If you can’t meet these standards of fleet management and optimization, consider adding a fleet manager to your business.
A fleet manager typically has the following roles and responsibilities:
· Manages the fleet vehicles. The fleet manager is charged with making sure the company has the right number and mix for the needs of the business, and that vehicles are road-ready. The fleet manager must not only ensure regular maintenance, but develop and execute contingency plans for unexpected downtime due to accidents and repairs.
· Chooses and manages fuel purchasing and payment programs. The fleet manager researches and chooses the fleet card or other program so streamline operations, avoid misuse and fraud, and ensure drivers have access to fuel and maintenance work wherever they are.
· Monitors performance and optimizes fleet. The fleet manager tracks and monitors fuel and maintenance spend, cost per mile, driver performance, and so on. Logistics planning is another key task – it’s up to the fleet manager to make sure vehicles are deployed and drivers scheduled and routed in the most efficient manner.
· Manages drivers. A pivotal role, and one that is often neglected in the absence of a dedicated fleet manager, is driver management. A good fleet manager has the people skills to interface directly with drivers, providing training and coaching, making sure they have the latest safety training and equipment, ensuring compliance with regulations and documentation requirements, and solving on-the-road problems.

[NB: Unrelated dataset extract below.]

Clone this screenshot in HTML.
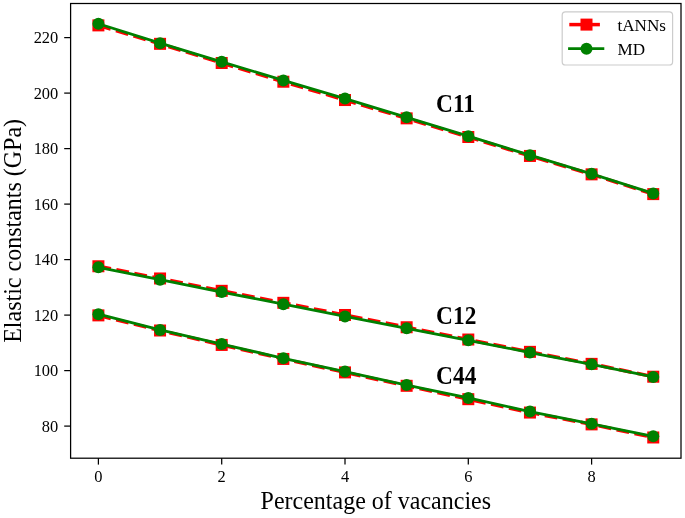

· Monitors asset performance and specifies for replacement. Depending on the size and type of business, the fleet manager may have responsibility for managing construction equipment, deciding when to replace vehicles, purchasing and disposing of vehicles, and so on.
Hiring a fleet manager will increase your payroll, but consider the revenue that can be generated from improved business operations, not to mention your ability to direct your attention to managing and growing the business.
What would you be able to accomplish if you didn’t have to spend time managing your fleet? You could keep better tabs on business expansion opportunities, evaluate your own product or service pricing relative to the latest industry norms, develop plans for growing your business, or strengthen your employee pipeline. If you aren’t able to dedicate your time to these tasks, you’re likely missing out on growth opportunities.
Of course, a fleet manager isn’t free, but it could be more cost-effective than you realize. Honestly evaluating how optimized your fleet management practices are currently, and how much of your time is spent on fleet management tasks compared to business owner duties, could offer clear direction about whether to hire a fleet manager.